Nunca entrei em
uma máquina do tempo. Não faço ideia da sensação que deve ser avançar ou
retroceder no tempo e nem os efeitos que a projeção ou nostalgia causa na
pessoa. Não sei se é similar ao que vivi ontem ao visitar a minha avó. Todas as
vezes que percorro o caminho, diretamente ao passado, abre um buraco de
sentimentos confusos e, por vezes, sem que uma racionalidade explique.
Lá é uma terra
sem wifi, televisão por assinatura, coloridos de casa moderna. A televisão
exibiu uma tarja ontem lembrando que está chegando ao fim a transmissão
analógica e que aquele aparelho não comporta a tecnologia digital. A tv que
assistia no quintal não existe mais.
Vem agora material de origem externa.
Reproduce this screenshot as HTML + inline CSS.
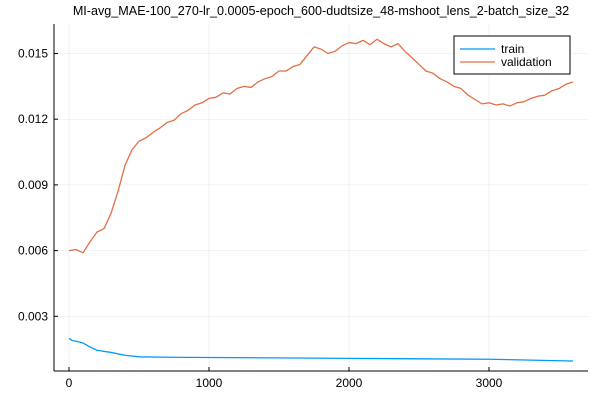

Ali, apenas o suporte dela.
Pouca coisa
mudou. Na verdade, pouco ganhou evolução. A casa abriu espaço para reformas de
adaptação. De banheiro, de piso, de apoio, de cama, de iluminação. A
acessibilidade ganhou espaço para vovó. Com 97 anos, Alzheimer e Parkinson, ela
sobrevive a uma memória minha, que dói cada vez que a encontro.
Ali está uma
estrutura física do meu passado. Voltar ali é rever minha infância, com casa
cheia de primos e tios, um cachorro (que morreu quando eu ainda era criança),
Domingo Legal e muito caranguejo que vovó fazia. Sempre gostou de cozinhar. E a
gente sempre gostou de ir lá entrar na área da bomboniere.
Aliás, como tudo
ficou pequeno, menos o aperto no peito. Os quartos pareciam maiores, assim como
a parede que ostenta quadro dos netos – nunca estivemos lá. O muro que
fingíamos ser cavalo parece mais um batente do que uma sela. As plantas, uma
das paixões de vovó, foram morrendo pouco a pouco; as panelas, sempre
brilhantes de tanto cuidado, estão encostadas e não são dignas de serem
utilizadas para o cozimento de um alimento com restrições.
A barsa, essa
sim, continua lá. A enciclopédia está, desde que me entendo por gente, no
quartinho perto da copa. Ali é um amontoado de sobras, arquivos e mais um monte
de coisa que passa batido no dia a dia. Apesar de conhecê-lo, nunca foi meu
canto preferido. Era escuro demais e eu tinha medo.
Minhas
referências estão naquela casa branca, com um arco na entrada. O aquário com
iluminação rosa, o quadro que retrata a luz da lua no mar, os mesmos
equipamentos eletrônicos, uma agenda telefônica azul e jogos de louça que orgulhava vovó. Poucas coisas permanecem lá. Minha infância,
meu pai, vovó, as brincadeiras com os primos, os vizinhos das brincadeiras de
rua, as festas juninas e natalinas, os senhores que moravam ali. Um deles,
soube ontem, faleceu e fiquei em choque. Mesmo sabendo que já era um senhor, foi
mais uma perda de ligação.
Pouco que está
ali continua na minha rotina. Exceto o contato com minhas tias, parece que
houve uma quebra entre passado e futuro. Fui ali rever vovó. Ela não me viu
porque dormia e assim continuou enquanto conversava com tia e jantávamos. Soube
de todas as novidades, acompanhei o estado de saúde de vovó, olhei para ela. Vi
uma pessoa que sempre foi durona com criança, acordava de madrugada e tomava
chá no pires, fazia bolinho de feijão com arroz e o pirão. Quando adolescente,
eu ia lá uma vez por semana e comia o tradicional macarrão parafuso.
Vi o quanto a
vida é curta, apesar do quase um século dela, nosso corpo, frágil. As pessoas
ao nosso lado têm muito mais do que demonstram. Os relacionamentos são cíclicos
e temos muito a receber e dar pelo próximo. Vi que a vida, nesses meus 29 anos,
tem me mostrado o quanto sou bem pequena diante de tanta coisa que acontece e,
prepotente, acho que a entendo.
Foram minutos
fitando aquela senhora na camisola bem simples, ventilador, medidas reduzidas e
um coçar de pernas que mais parecia um afago nela mesma do que uma agonia. Dei
um beijo na cabeça dela, como sempre fiz depois que passei sua altura, disse
que a amava e esperei virar a rua para chorar.